Reports suggest Hinkley strike price means EDF and Chinese partner could get £160bn over 35 years


EDF and China General Nuclear could get up to £160bn in revenue over 35 years for Hinkley Point C once it’s up and running, according to the Financial Times.

Analysis commissioned by the FT found that with Hinkley’s strike price of £92.50/MWh guaranteed by the government for 35 years, EDF and its partner China General Nuclear (CGN) are set to earn between £100-160bn in revenue.

EDF has a 66.5% stake in the project with CGN taking the remaining 33.5% stake.
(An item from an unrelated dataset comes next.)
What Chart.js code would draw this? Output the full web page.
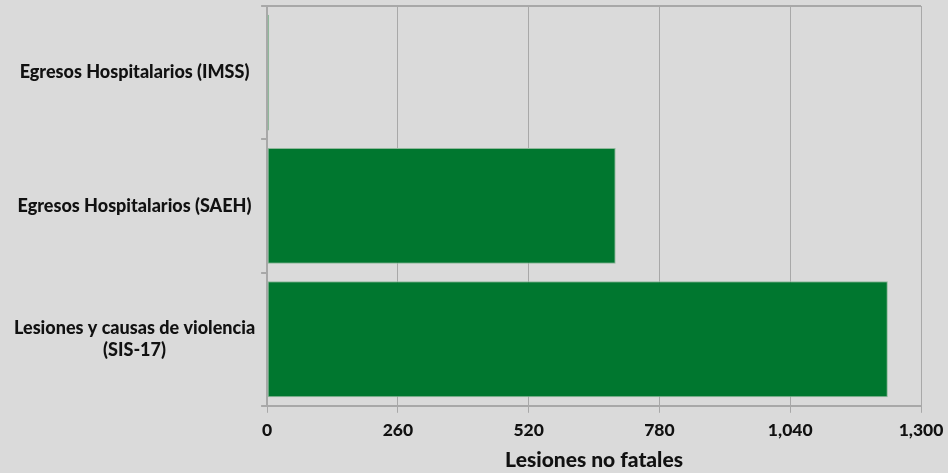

Analysts estimated that EDF and CGN could earn £102bn between them over the 35-year period if Hinkley ran at 90% capacity for 90% of the time, with an assumed inflation rate of 1%.

Other analysts predicted the two firms could receive up to £160bn if the power plant operated closer to full power for 90% of the time assuming a 2% inflation rate.

It comes after prime minister Theresa May told journalists at the G20 summit in Hangzhou, China that she would make a decision on the proposed power plant’s fate this month.

May said: “I’m going to be looking at all the evidence around this issue. The way I look at this, I don’t just take an instant decision… I have been very clear that I will be doing that and taking a decision sometime this month.”

The government said it would delay giving its final approval to Hinkley Point C in July, just minutes after EDF’s board announced it had made its long-awaited decision to approve funding for the project.

Chinese president Xi Jinping also told journalists at the summit he is willing to “show patience” with the UK government, in reference to the delays over Hinkley.

According to reports, May and president Xi held talks over a “bilateral trade agreement” but the specifics of the Hinkley deal were not discussed.